The 26,000-cbm FSRU Karunia Dewata is due to be delivered from Kuok Group-controlled PaxOcean Engineering Zhoushan shipyard in China to South Korean-Indonesian joint venture Jaya Samudra Karunia (JSK) this quarter.

The unit, which has no propulsion, was ordered for Benoa LNG on the island of Bali to upgrade an existing solution that currently uses a floating regasification unit (FRU) in combination with a vessel serving as a floating storage unit (FSU).

Those working closely with the newbuilding say it is unclear, as yet, whether the new FSRU barge will deliver to Bali as interest has been received from another project developer in Indonesia.

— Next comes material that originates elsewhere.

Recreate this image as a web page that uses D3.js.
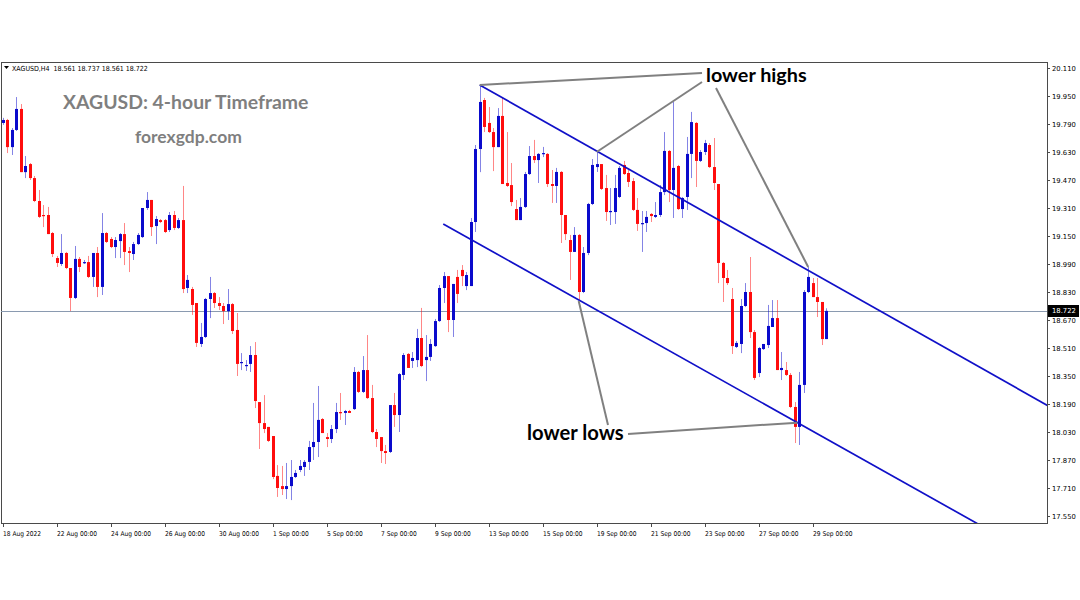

JSK senior managers were unavailable for comment before TradeWinds' press time.

The Karunia Dewata, which is the first barge-based FSRU to be purpose-built for a project, is fitted with four, 6,500-cbm Type-C cargo tanks and has capacity to regasify around 600 million standard cubic feet per day.

The aim was to use the mini-FSRU to replace the FRU, which was also specially built in South Korea to kick-off the project, and any vessel serving as an FSU for the Bali venture.

Indonesian shipowner Humpuss Intermoda Transportasi’s 23,096-cbm LNG carrier Triputra (ex-Surya Satsuma, built 2000) has been shuttling cargoes into the FSU from when operations began in April 2016.

LNG is transferred from the FSU to the FRU and sent ashore to supply the Pesanggaran gas and diesel power plant in Denpasar in the south of Bali.

To date, Exmar is the only other company that has taken the barge route for an FSRU.

The company built a 26,320-cbm unit fitted with two 13,160-cbm, SPB-type cargo tanks on speculation at Wison Offshore & Marine in China. The regas barge is currently being modified in Singapore for a charter with trader Gunvor, under which it will be stationed in Bangladesh.